Carte diplomatique et dogme figé

Mais à l’heure où la politique étrangère nord-américaine semble se radoucir au contraire de celle de la Chine qui semble elle prendre des accents plus fermes, l’Iran sait avoir une carte diplomatique à jouer en se repositionnant comme une puissance régionale capable de maîtriser même à distance les velléités terroristes des islamistes les plus fanatisés. Soucieuse de pouvoir mener à terme son programme nucléaire, l’Iran sait qu’apaiser les tensions religieuses et politiques, surtout lorsque les deux se lient, n’est pas inutile. Un rapprochement avec le Saint-Siège peut ainsi représenter une entrée en matière appréciée des Occidentaux toujours frileux à se nouer d’amitié avec une puissance capable de téléguider tel ou tel attentat.
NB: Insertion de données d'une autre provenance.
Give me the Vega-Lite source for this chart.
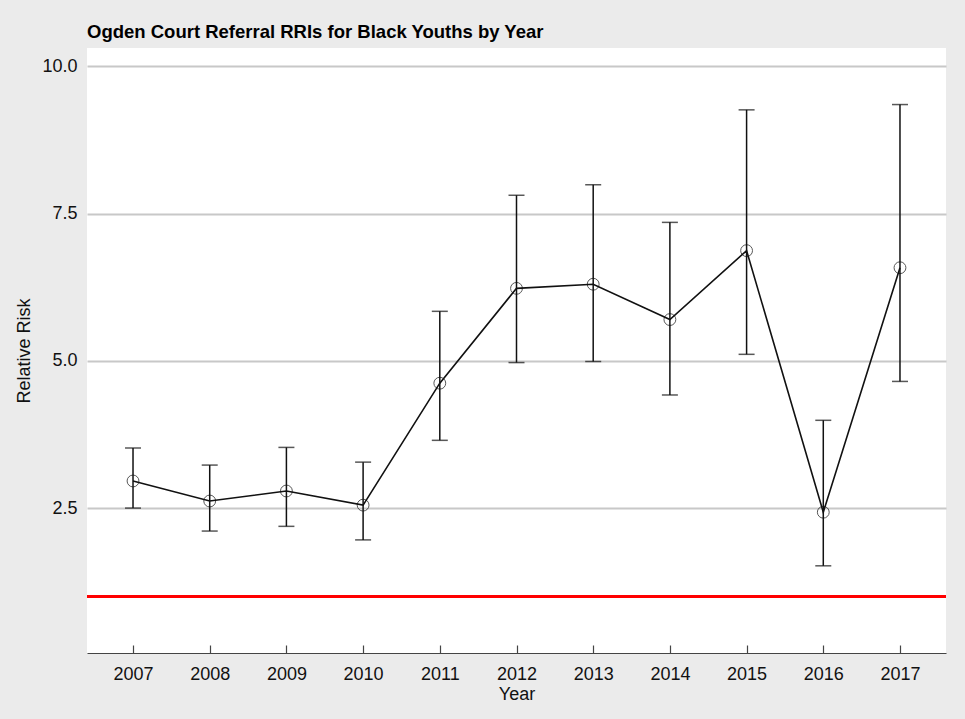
{
  "$schema": "https://vega.github.io/schema/vega-lite/v6.json",
  "autosize": "none",
  "width": 859,
  "height": 605,
  "padding": {"left": 87, "top": 48, "right": 19, "bottom": 66},
  "background": "#ebebeb",
  "title": {
    "text": "Ogden Court Referral RRIs for Black Youths by Year",
    "anchor": "start",
    "frame": "group",
    "offset": 7,
    "font": "Liberation Sans",
    "fontSize": 18.5,
    "fontWeight": "bold",
    "color": "#000000"
  },
  "config": {
    "view": {"fill": "#ffffff", "stroke": null},
    "axis": {"labelFont": "Liberation Sans", "titleFont": "Liberation Sans", "labelColor": "#111111", "titleColor": "#111111", "titleFontWeight": "normal"}
  },
  "data": {
    "values": [
      {"year": "2007", "rri": 2.96, "lower": 2.50, "upper": 3.52},
      {"year": "2008", "rri": 2.62, "lower": 2.11, "upper": 3.23},
      {"year": "2009", "rri": 2.79, "lower": 2.19, "upper": 3.53},
      {"year": "2010", "rri": 2.55, "lower": 1.96, "upper": 3.28},
      {"year": "2011", "rri": 4.62, "lower": 3.65, "upper": 5.84},
      {"year": "2012", "rri": 6.23, "lower": 4.97, "upper": 7.81},
      {"year": "2013", "rri": 6.30, "lower": 4.99, "upper": 7.99},
      {"year": "2014", "rri": 5.70, "lower": 4.42, "upper": 7.35},
      {"year": "2015", "rri": 6.87, "lower": 5.11, "upper": 9.26},
      {"year": "2016", "rri": 2.43, "lower": 1.52, "upper": 3.99},
      {"year": "2017", "rri": 6.58, "lower": 4.65, "upper": 9.35}
    ]
  },
  "encoding": {
    "x": {
      "field": "year",
      "type": "ordinal",
      "title": "Year",
      "scale": {"type": "point", "padding": 0.6},
      "axis": {
        "labelAngle": 0,
        "labelFontSize": 18,
        "titleFontSize": 18,
        "domainColor": "#444444",
        "domainWidth": 1.2,
        "tickColor": "#444444",
        "tickWidth": 1.2,
        "tickSize": -8,
        "labelPadding": 20,
        "titlePadding": 2,
        "grid": false
      }
    }
  },
  "layer": [
    {
      "mark": {"type": "rule", "color": "#ff0000", "strokeWidth": 2.5},
      "encoding": {"x": null, "y": {"datum": 1}}
    },
    {
      "mark": {"type": "rule", "color": "#111111", "strokeWidth": 1.5},
      "encoding": {
        "y": {
          "field": "lower",
          "type": "quantitative",
          "title": "Relative Risk",
          "scale": {"domain": [0.04, 10.31], "nice": false, "zero": false},
          "axis": {
            "values": [2.5, 5, 7.5, 10],
            "format": ".1f",
            "labelFontSize": 18,
            "titleFontSize": 18,
            "domain": false,
            "ticks": false,
            "labelPadding": 10,
            "titlePadding": 8,
            "grid": true,
            "gridColor": "#c8c8c8",
            "gridWidth": 2
          }
        },
        "y2": {"field": "upper"}
      }
    },
    {
      "mark": {"type": "tick", "color": "#111111", "size": 16, "thickness": 1.5},
      "encoding": {"y": {"field": "lower", "type": "quantitative"}}
    },
    {
      "mark": {"type": "tick", "color": "#111111", "size": 16, "thickness": 1.5},
      "encoding": {"y": {"field": "upper", "type": "quantitative"}}
    },
    {
      "mark": {"type": "line", "color": "#111111", "strokeWidth": 1.6},
      "encoding": {"y": {"field": "rri", "type": "quantitative"}}
    },
    {
      "mark": {"type": "point", "shape": "circle", "filled": false, "size": 140, "stroke": "#111111", "strokeWidth": 1},
      "encoding": {"y": {"field": "rri", "type": "quantitative"}}
    }
  ]
}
Dans ce contexte, les déclarations de Reda Kriket, que d’aucuns jugeraient ahurissantes et totalement déconnectées de la réalité, apparaissent presque comme anecdotiques au regard des enjeux qui se jouent ailleurs. Et la position de celui-ci d’interroger sur la conception de la modernité des extrémistes religieux, islamistes ou non par ailleurs. Car en revenant sur la notion de plasticité de l’islam, il apparaît évident que cet individu et ces comparses d’infortune n’ont a aucun moment de leur parcours pensé l’islam tel un élément constitutif des société contemporaines mais au contraire comme un dogme figé dans le temps incapable d’évoluer et de s’adapter à son environnement. Restés trop religieux pour ne pas devenir plus politique, voilà le constat que l’on pourrait dresser de ces individus enfermés dans des conceptions mortifères d’une religion, répétons-le, plastique et soluble dans nombre de régimes politiques. Pour l’heure, les progrès accomplis par le Pape François et l’ayatollah Ali Al-Sistani posent les bases de nouveaux échanges défaits de méfiance et de crainte, bercé par l’espoir de voir la détente se poursuivre.